The current governor, Leonid Gorbenko, has favored a largely isolationist course and has made no steps to initiate much needed structural reforms. Foreign direct investment in Kaliningrad, while higher than in Russia as a whole ($70 annually per capita in Kaliningrad compared with $63 in Russia) is still much lower than in the neighboring Baltic states ($563 per capita in Lithuania in 1999).

Joenniemi says the EU has so considered Kaliningrad as external to the union. Poland and Lithuania have responded to EU requirements for candidate countries by tightening their visa and trading policies toward the Russian exclave.

But the report warns that EU policies of isolation and indifference risk leaving Kaliningrad an economic backwater and a source of instability. Joenniemi says that to avoid this, the EU needs to develop a long-term strategy for Kaliningrad.

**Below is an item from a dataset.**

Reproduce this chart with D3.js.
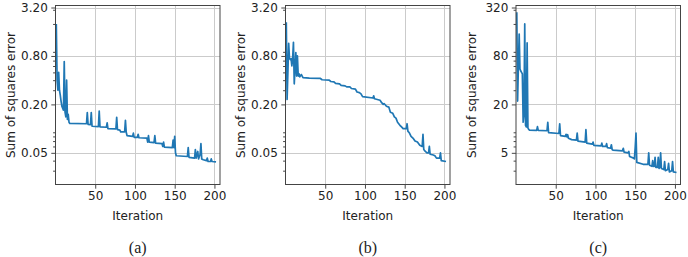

"My proposal is that Kaliningrad [should be] provided with both a long-term and a short-term perspective. That it will in the long run approach the European Union, maybe even reach EU membership of some sort. I don't mean Russia as a whole, but Kaliningrad separately."

In the short term, the report says, the EU will need to find ways of providing Kaliningrad with development aid beyond the fairly limited ambit of TACIS, the aid program aimed at Russia and the Commonwealth of Independent States. Border policy must be amended to allow Kaliningraders to travel more easily both to east and west.

The idea that Kaliningrad could one day have a closer relationship to the EU than does the rest of Russia is gaining ground beyond academic circles. Last year, during its presidency of the EU, Finland promoted more positive engagement of Kaliningrad. Sweden has promised to do the same during its presidency next year, and perhaps even go further. Last week, Swedish Trade Minister Leif Pagrotsky raised the issue of eventual EU membership for Kaliningrad in an article published in a leading Swedish daily.

And finally, Russia itself seems not too averse to allowing greater cooperation between Kaliningrad and the EU. A 1999 official strategy paper for the development of relations with the EU says that while Kaliningrad must be recognized as part of Russia, it could also become a "pilot region" for Euro-Russian cooperation in the 21st century.